Miscellaneous questions...

Alan Lovejoy squeak-dev.sourcery at forum-mail.net
Fri Sep 9 05:03:26 UTC 2005


Tim Phoenix>"Nope. But unless I have a reason to hide them, I have accessors
for all instance variables, as a rule."

Blake>"Not a strong believer in encapsulation?<s>"

I'm with you, Blake.  I only add accessors and/or mutators when I have a
demonstrated need for them.  And I don't automatically add a mutator for
each acessor (or vice versa,) either.

In Smalltalk, there is no justification for "**always** using an
accessor/mutator method."  There are architectural and design reasons for
doing that in particular cases, just as there are architectural and design
reasons for not doing that in other cases.  One size does not fit all.
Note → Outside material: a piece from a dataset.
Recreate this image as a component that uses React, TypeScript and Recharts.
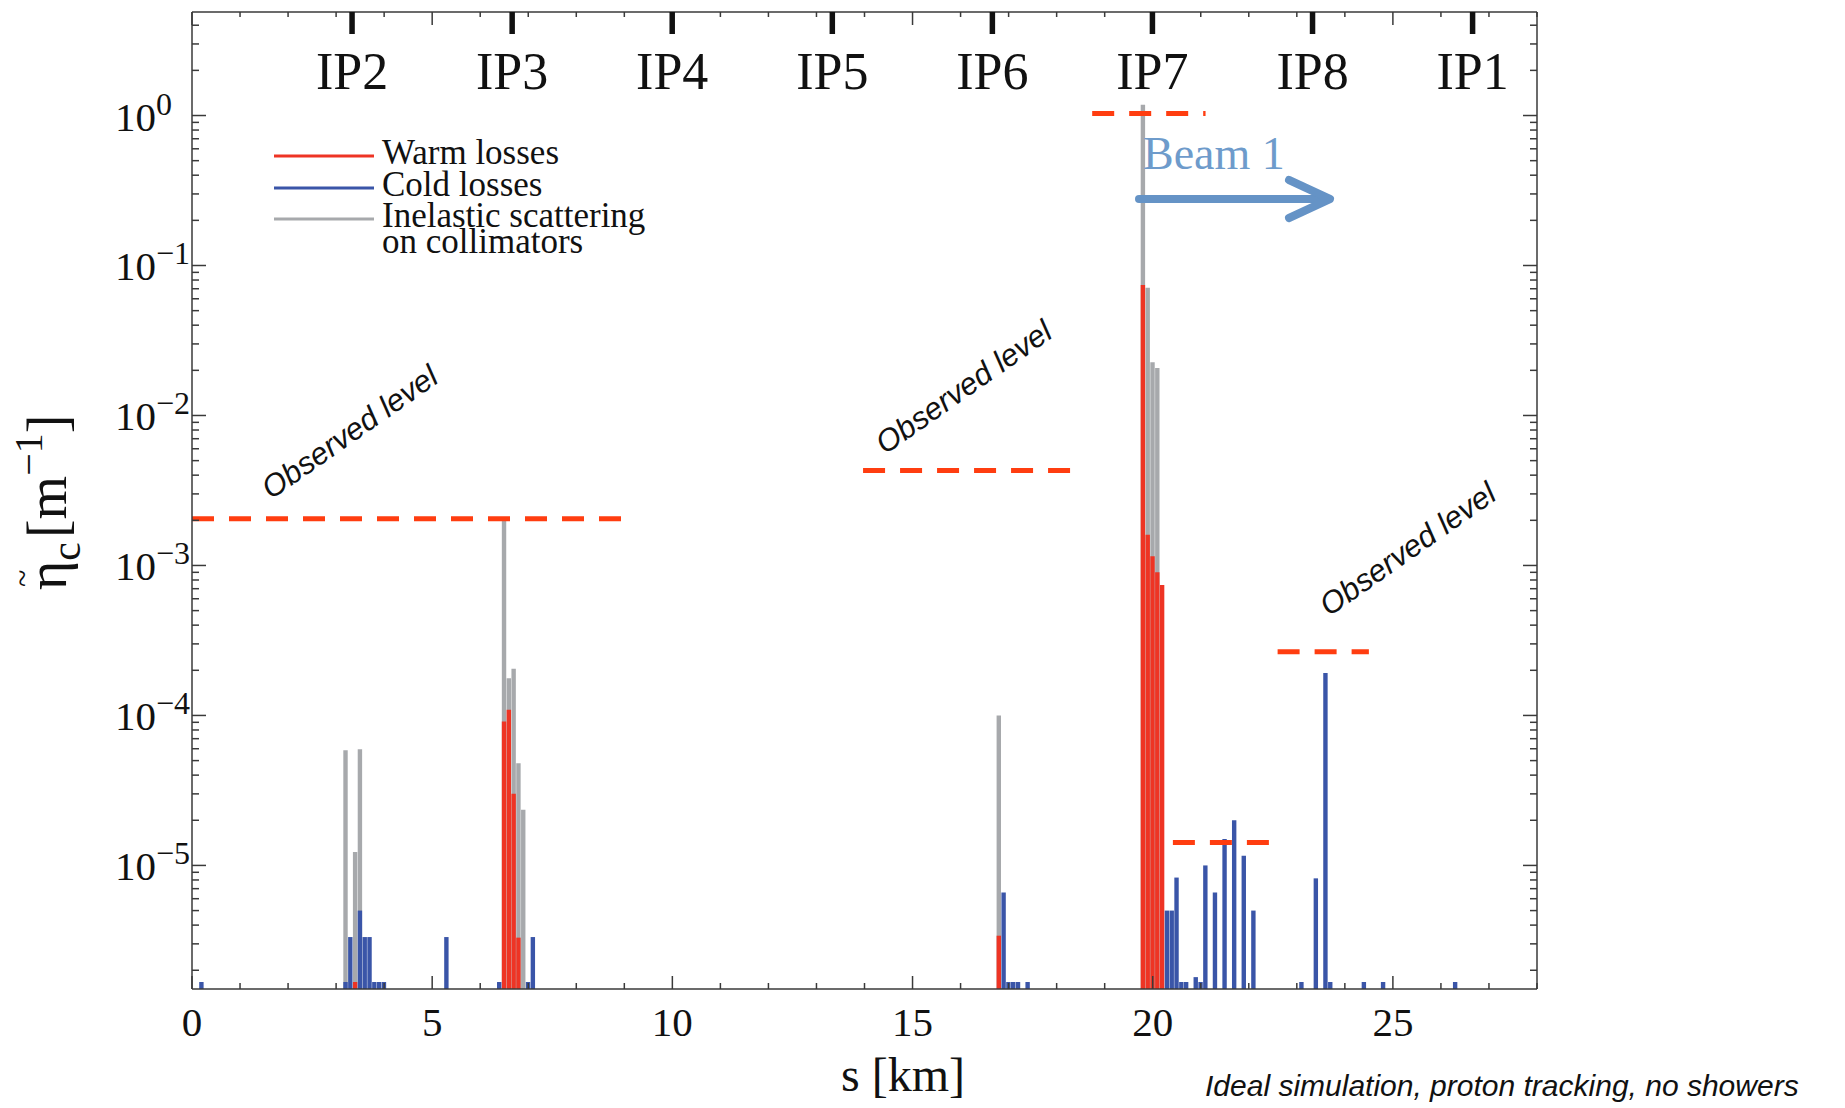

An accessor method must be justified by one of two requirements: 1) The
value of the instance variable needs to be provided as a part of the
object's API, or 2) the value must be lazily initialized or recomputed.
Otherwise, an accessor is not only unnecessary, it violates the information
hiding principle.

A mutator method must be justified by one of two requirements: 1) The value
of the instance variable must be settable as part of the object's public
API, or 2) there is an invariant that must be maintained whenever the value
of the instance variable is changed (e.g., a change event must be
propagated, the value of another instance variable must be recomputed, etc.)
Otherwise, a mutator is not only unnecessary, it violates encapuslation.

Re: Global Symbols

Blake>[Using global symbols] "Could make for some REALLY obscure bugs under
some unlikely situations...."

Such as? Symbols aren't mutable. And they're flyweights.  Other than that,
they are subject to all the same misuses as would apply to String instances,
aren't they? (Your original question did suggest using Strings as the
alternative.)

Blake>"A deck of cards IS an ordered collection of cards."
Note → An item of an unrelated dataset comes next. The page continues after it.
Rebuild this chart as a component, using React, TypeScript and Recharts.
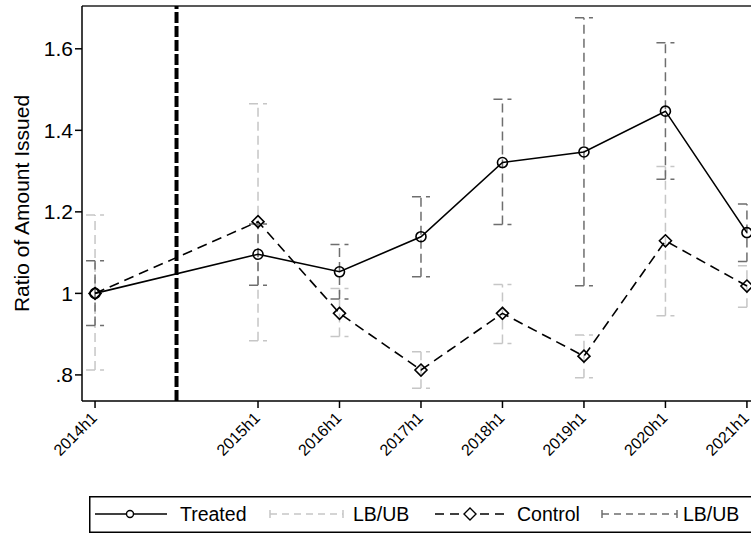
import { ComposedChart, Line, XAxis, YAxis, ErrorBar, ReferenceLine, Legend } from "recharts";

const periods = ["2014h1", "2015h1", "2016h1", "2017h1", "2018h1", "2019h1", "2020h1", "2021h1"];
// half-year time index (2014h2 sits between the first two periods)
const periodIndex = [0, 2, 3, 4, 5, 6, 7, 8];
const treatmentAt = 1;

const treated = [1.0, 1.096, 1.053, 1.139, 1.321, 1.347, 1.447, 1.149];
const treatedLB = [0.921, 1.02, 0.986, 1.041, 1.169, 1.019, 1.28, 1.078];
const treatedUB = [1.08, 1.17, 1.12, 1.237, 1.476, 1.676, 1.615, 1.219];

const control = [1.0, 1.176, 0.951, 0.812, 0.951, 0.846, 1.129, 1.018];
const controlLB = [0.812, 0.884, 0.894, 0.767, 0.877, 0.793, 0.945, 0.966];
const controlUB = [1.192, 1.465, 1.012, 0.857, 1.022, 0.898, 1.311, 1.068];

const yTicks = [0.8, 1, 1.2, 1.4, 1.6];

const data = periods.map((p, i) => ({
  t: periodIndex[i],
  label: p,
  treated: treated[i],
  treatedErr: [treated[i] - treatedLB[i], treatedUB[i] - treated[i]],
  control: control[i],
  controlErr: [control[i] - controlLB[i], controlUB[i] - control[i]],
}));

const FONT = "'Liberation Sans', Arial, Helvetica, sans-serif";
const LIGHT = "#c6c6c6";
const DARK = "#6e6e6e";
const X_DOMAIN: [number, number] = [-0.16, 8.05];
const Y_DOMAIN: [number, number] = [0.736, 1.705];

const fmtY = (v: number) => (v === 1 ? "1" : v < 1 ? ".8" : v.toFixed(1));

function XTick({ x, y, payload }: any) {
  const idx = periodIndex.indexOf(payload.value);
  return (
    <text
      x={x + 3}
      y={y + 9}
      transform={`rotate(-45 ${x + 3} ${y + 9})`}
      textAnchor="end"
      fontSize={16}
      fontFamily={FONT}
      fill="#000"
    >
      {periods[idx]}
    </text>
  );
}

function Circle({ cx, cy }: any) {
  return <circle cx={cx} cy={cy} r={5} fill="none" stroke="#000" strokeWidth={1.6} />;
}

function Diamond({ cx, cy }: any) {
  const s = 6;
  return (
    <path
      d={`M${cx},${cy - s}L${cx + s},${cy}L${cx},${cy + s}L${cx - s},${cy}Z`}
      fill="none"
      stroke="#000"
      strokeWidth={1.6}
    />
  );
}

function BandKey({ x1, x2, y, color }: { x1: number; x2: number; y: number; color: string }) {
  return (
    <g stroke={color} strokeWidth={1.5}>
      <line x1={x1} x2={x2} y1={y} y2={y} strokeDasharray="7 5" />
      <line x1={x1} x2={x1} y1={y - 4} y2={y + 4} />
      <line x1={x2} x2={x2} y1={y - 4} y2={y + 4} />
    </g>
  );
}

// legend box starts at page x = 89
function LegendBox() {
  const ty = 18;
  const txt = { fontSize: 19.5, fontFamily: FONT, fill: "#000", dominantBaseline: "central" as const };
  return (
    <svg width={662} height={37} style={{ display: "block" }}>
      <rect x={0.75} y={0.75} width={662} height={35.5} fill="#fff" stroke="#000" strokeWidth={1.5} />
      <line x1={6} x2={78} y1={ty} y2={ty} stroke="#000" strokeWidth={1.6} />
      <circle cx={41} cy={ty} r={3.5} fill="#fff" stroke="#000" strokeWidth={1.4} />
      <text x={91} y={ty} {...txt}>Treated</text>

      <BandKey x1={181} x2={254} y={ty} color={LIGHT} />
      <text x={264} y={ty} {...txt}>LB/UB</text>

      <line x1={346} x2={421} y1={ty} y2={ty} stroke="#000" strokeWidth={1.6} strokeDasharray="9 6" />
      <path d={`M381,${ty - 6}L387,${ty}L381,${ty + 6}L375,${ty}Z`} fill="#fff" stroke="#000" strokeWidth={1.4} />
      <text x={428} y={ty} {...txt}>Control</text>

      <BandKey x1={513} x2={588} y={ty} color={DARK} />
      <text x={594} y={ty} {...txt}>LB/UB</text>
    </svg>
  );
}

export default function App() {
  return (
    <div style={{ position: "fixed", left: 0, top: 0, width: 751, height: 535, background: "#fff" }}>
      <ComposedChart width={751} height={535} data={data} margin={{ top: 6, right: 0, left: 0, bottom: 2 }}>
        <XAxis
          dataKey="t"
          type="number"
          domain={X_DOMAIN}
          ticks={periodIndex}
          allowDataOverflow
          interval={0}
          height={95}
          tick={<XTick />}
          tickSize={7}
          tickLine={{ stroke: "#000", strokeWidth: 1.5 }}
          axisLine={{ stroke: "#000", strokeWidth: 1.5 }}
        />
        <YAxis
          type="number"
          domain={Y_DOMAIN}
          ticks={yTicks}
          allowDataOverflow
          width={82}
          tickFormatter={fmtY}
          tickSize={7}
          tick={{ fontSize: 21, fontFamily: FONT, fill: "#000" }}
          tickLine={{ stroke: "#000", strokeWidth: 1.5 }}
          axisLine={{ stroke: "#000", strokeWidth: 1.5 }}
          label={{
            value: "Ratio of Amount Issued",
            angle: -90,
            position: "center",
            dx: -19,
            style: { fontSize: 21, fontFamily: FONT, fill: "#000" },
          }}
        />
        <ReferenceLine y={Y_DOMAIN[1]} stroke="#222" strokeWidth={1.5} ifOverflow="visible" />
        <ReferenceLine x={treatmentAt} stroke="#000" strokeWidth={4} strokeDasharray="11 3" />

        {/* confidence bands under the lines */}
        <Line dataKey="control" stroke="none" dot={false} activeDot={false} legendType="none" isAnimationActive={false}>
          <ErrorBar dataKey="controlErr" width={9} stroke={LIGHT} strokeWidth={1.5} strokeDasharray="9 5" direction="y" />
        </Line>
        <Line dataKey="treated" stroke="none" dot={false} activeDot={false} legendType="none" isAnimationActive={false}>
          <ErrorBar dataKey="treatedErr" width={9} stroke={DARK} strokeWidth={1.5} strokeDasharray="9 5" direction="y" />
        </Line>

        <Line
          dataKey="control"
          type="linear"
          stroke="#000"
          strokeWidth={1.6}
          strokeDasharray="10 6"
          dot={<Diamond />}
          activeDot={false}
          isAnimationActive={false}
        />
        <Line
          dataKey="treated"
          type="linear"
          stroke="#000"
          strokeWidth={1.6}
          dot={<Circle />}
          activeDot={false}
          isAnimationActive={false}
        />
        <Legend
          verticalAlign="bottom"
          content={() => <LegendBox />}
          wrapperStyle={{ left: 89, bottom: 2, width: 662, height: 37 }}
        />
      </ComposedChart>
    </div>
  );
}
Except when it's a SortedCollection of cards.  Or an Array of cards. Or a
linked list of cards. Or... I think you get the point.
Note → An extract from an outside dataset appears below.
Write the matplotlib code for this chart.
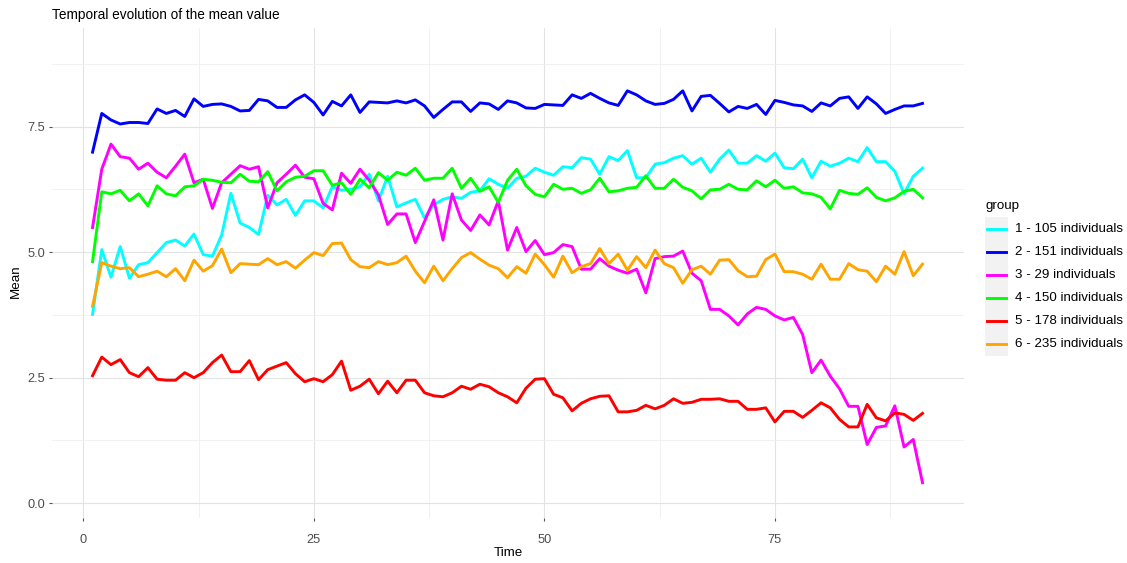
import matplotlib
matplotlib.use("Agg")
import matplotlib.pyplot as plt
import numpy as np
from matplotlib.lines import Line2D
from matplotlib.patches import Rectangle
from matplotlib.ticker import MultipleLocator

plt.rcParams['font.family'] = ['Liberation Sans', 'DejaVu Sans']

# time steps and group means
time = np.arange(1, 92)

g1 = [3.76, 5.05, 4.50, 5.11, 4.48, 4.75, 4.79, 4.99, 5.19, 5.24,
      5.12, 5.36, 4.95, 4.92, 5.34, 6.17, 5.58, 5.49, 5.35, 6.13,
      5.94, 6.05, 5.73, 6.02, 6.02, 5.88, 6.30, 6.23, 6.25, 6.30,
      6.55, 6.02, 6.51, 5.90, 5.98, 6.05, 5.68, 5.94, 6.05, 6.10,
      6.07, 6.19, 6.22, 6.46, 6.35, 6.27, 6.47, 6.51, 6.67, 6.59,
      6.53, 6.70, 6.68, 6.88, 6.85, 6.55, 6.90, 6.82, 7.02, 6.48,
      6.48, 6.75, 6.78, 6.87, 6.92, 6.75, 6.87, 6.59, 6.85, 7.03,
      6.77, 6.77, 6.92, 6.81, 6.97, 6.68, 6.66, 6.85, 6.48, 6.81,
      6.71, 6.77, 6.87, 6.80, 7.08, 6.80, 6.80, 6.61, 6.16, 6.51, 6.67]

g2 = [6.99, 7.76, 7.63, 7.55, 7.58, 7.58, 7.56, 7.85, 7.76, 7.82,
      7.70, 8.05, 7.90, 7.94, 7.95, 7.90, 7.81, 7.82, 8.04, 8.01,
      7.88, 7.88, 8.03, 8.13, 7.98, 7.73, 8.00, 7.91, 8.13, 7.78,
      7.99, 7.98, 7.97, 8.01, 7.97, 8.03, 7.91, 7.68, 7.84, 7.99,
      7.99, 7.80, 7.97, 7.95, 7.84, 8.01, 7.97, 7.87, 7.86, 7.94,
      7.93, 7.92, 8.13, 8.06, 8.16, 8.06, 7.97, 7.92, 8.21, 8.13,
      8.01, 7.94, 7.96, 8.04, 8.21, 7.81, 8.10, 8.12, 7.96, 7.79,
      7.90, 7.86, 7.94, 7.74, 8.02, 7.98, 7.93, 7.91, 7.80, 7.97,
      7.91, 8.06, 8.09, 7.86, 8.09, 7.95, 7.76, 7.84, 7.91, 7.91, 7.96]

g3 = [5.49, 6.65, 7.15, 6.90, 6.87, 6.65, 6.77, 6.59, 6.48, 6.71,
      6.95, 6.38, 6.45, 5.87, 6.38, 6.55, 6.72, 6.65, 6.70, 5.88,
      6.38, 6.55, 6.73, 6.49, 6.46, 5.97, 5.84, 6.57, 6.37, 6.65,
      6.43, 6.14, 5.55, 5.76, 5.76, 5.19, 5.61, 6.04, 5.24, 6.16,
      5.64, 5.43, 5.74, 5.54, 6.02, 5.04, 5.49, 5.01, 5.23, 4.95,
      4.99, 5.15, 5.11, 4.66, 4.66, 4.87, 4.72, 4.64, 4.58, 4.66,
      4.19, 4.87, 4.91, 4.92, 5.02, 4.58, 4.43, 3.86, 3.86, 3.73,
      3.55, 3.77, 3.90, 3.86, 3.73, 3.65, 3.70, 3.36, 2.60, 2.85,
      2.53, 2.28, 1.93, 1.93, 1.17, 1.51, 1.54, 1.94, 1.12, 1.27, 0.41]

g4 = [4.81, 6.20, 6.16, 6.23, 6.02, 6.16, 5.92, 6.32, 6.16, 6.12,
      6.30, 6.32, 6.45, 6.43, 6.39, 6.38, 6.55, 6.41, 6.40, 6.60,
      6.22, 6.40, 6.49, 6.51, 6.62, 6.62, 6.33, 6.38, 6.15, 6.45,
      6.28, 6.58, 6.43, 6.59, 6.53, 6.67, 6.43, 6.47, 6.47, 6.67,
      6.27, 6.47, 6.21, 6.30, 5.99, 6.43, 6.65, 6.32, 6.15, 6.10,
      6.35, 6.25, 6.27, 6.17, 6.24, 6.47, 6.20, 6.22, 6.27, 6.29,
      6.52, 6.27, 6.27, 6.45, 6.29, 6.22, 6.06, 6.24, 6.25, 6.35,
      6.25, 6.24, 6.42, 6.30, 6.43, 6.27, 6.30, 6.18, 6.16, 6.09,
      5.86, 6.23, 6.17, 6.15, 6.28, 6.09, 6.02, 6.08, 6.21, 6.25, 6.08]

g5 = [2.54, 2.91, 2.76, 2.86, 2.60, 2.52, 2.70, 2.47, 2.45, 2.45,
      2.60, 2.50, 2.60, 2.80, 2.95, 2.62, 2.62, 2.84, 2.46, 2.66,
      2.73, 2.80, 2.58, 2.42, 2.48, 2.42, 2.56, 2.83, 2.25, 2.33,
      2.47, 2.18, 2.43, 2.20, 2.45, 2.45, 2.20, 2.14, 2.12, 2.20,
      2.33, 2.27, 2.37, 2.32, 2.20, 2.12, 2.00, 2.29, 2.47, 2.48,
      2.17, 2.10, 1.84, 1.99, 2.08, 2.13, 2.14, 1.82, 1.82, 1.85,
      1.95, 1.88, 1.95, 2.08, 1.99, 2.01, 2.07, 2.07, 2.08, 2.03,
      2.03, 1.87, 1.87, 1.90, 1.62, 1.83, 1.83, 1.71, 1.85, 2.00,
      1.90, 1.67, 1.52, 1.52, 1.97, 1.70, 1.64, 1.80, 1.77, 1.65, 1.79]

g6 = [3.92, 4.79, 4.72, 4.67, 4.69, 4.51, 4.56, 4.62, 4.51, 4.67,
      4.43, 4.84, 4.62, 4.73, 5.06, 4.59, 4.77, 4.76, 4.75, 4.87,
      4.75, 4.81, 4.68, 4.84, 4.99, 4.93, 5.17, 5.18, 4.85, 4.71,
      4.69, 4.81, 4.75, 4.79, 4.92, 4.62, 4.39, 4.72, 4.43, 4.67,
      4.89, 4.99, 4.86, 4.74, 4.67, 4.49, 4.71, 4.58, 4.96, 4.75,
      4.50, 4.92, 4.59, 4.71, 4.77, 5.07, 4.77, 4.96, 4.64, 4.91,
      4.69, 5.04, 4.77, 4.69, 4.38, 4.65, 4.72, 4.56, 4.84, 4.85,
      4.63, 4.51, 4.52, 4.85, 4.96, 4.61, 4.61, 4.56, 4.46, 4.76,
      4.46, 4.46, 4.77, 4.65, 4.62, 4.41, 4.72, 4.56, 5.01, 4.53, 4.76]

groups = ['1 - 105 individuals', '2 - 151 individuals', '3 - 29 individuals',
          '4 - 150 individuals', '5 - 178 individuals', '6 - 235 individuals']
colors = ['#00FFFF', '#0000FF', '#FF00FF', '#00FF00', '#FF0000', '#FFA500']
series = [g1, g2, g3, g4, g5, g6]

W, H = 1127, 563
fig = plt.figure(figsize=(W / 100, H / 100), dpi=100)

def fx(x):
    return x / W

def fy(y):
    return 1 - y / H

left, right, top, bottom = 51.7, 964, 27.7, 518
ax = fig.add_axes([fx(left), fy(bottom), (right - left) / W, (bottom - top) / H])

for vals, col in zip(series, colors):
    ax.plot(time, vals, color=col, lw=2.1, solid_joinstyle='round', zorder=3)

ax.set_xlim(-3.43, 95.5)
ax.set_ylim(-0.293, 9.467)
ax.xaxis.set_major_locator(MultipleLocator(25))
ax.xaxis.set_minor_locator(MultipleLocator(12.5))
ax.yaxis.set_major_locator(MultipleLocator(2.5))
ax.yaxis.set_minor_locator(MultipleLocator(1.25))
ax.set_yticks([0, 2.5, 5, 7.5])
ax.set_yticklabels(['0.0', '2.5', '5.0', '7.5'])
ax.set_xticks([0, 25, 50, 75])

ax.grid(which='major', color='#E3E3E3', lw=0.8)
ax.grid(which='minor', color='#EFEFEF', lw=0.6)
ax.set_axisbelow(True)
for s in ax.spines.values():
    s.set_visible(False)
ax.tick_params(which='minor', length=0)
ax.tick_params(axis='y', which='major', length=2.2, width=0.8, color='#555555',
               pad=2.5, labelsize=9.2, labelcolor='#4D4D4D')
ax.tick_params(axis='x', which='major', length=2.2, width=0.8, color='#555555',
               pad=9, labelsize=9.2, labelcolor='#4D4D4D')

fig.text(fx(52), fy(14.5), 'Temporal evolution of the mean value', fontsize=9.8,
         ha='left', va='center')
fig.text(fx(507.9), fy(553), 'Time', fontsize=9.6, ha='center', va='center')
fig.text(fx(16), fy(281), 'Mean', fontsize=9.6, ha='center', va='center',
         rotation=90)

# legend drawn by hand in pixel units
fig.text(fx(985), fy(205.5), 'group', fontsize=9.6, ha='left', va='center')
fig.patches.append(Rectangle((fx(985), fy(356)), 23 / W, 139 / H,
                             transform=fig.transFigure, facecolor='#F2F2F2',
                             edgecolor='none'))
for i, (lab, col) in enumerate(zip(groups, colors)):
    yk = 229.3 + i * 22.95
    fig.add_artist(Line2D([fx(987), fx(1006.5)], [fy(yk), fy(yk)],
                          transform=fig.transFigure, color=col, lw=2.1))
    fig.text(fx(1015), fy(yk), lab, fontsize=9.6, ha='left', va='center')

fig.savefig('out.png', dpi=100)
Also, it's not necessarily the case that all the operations in the API of
Collection should be supported by a deck of cards. More importantly, the
level of abstraction and the semantics are both different.  For one thing, a
deck of cards should not contain numbers, Strings nor Timestamps. For
another, there is both a semantic and a behavioral distinction between the
object that represents the state of a particular deck of cards at a
particular moment in a particular game and one that defines the complete set
of cards with which the game is played.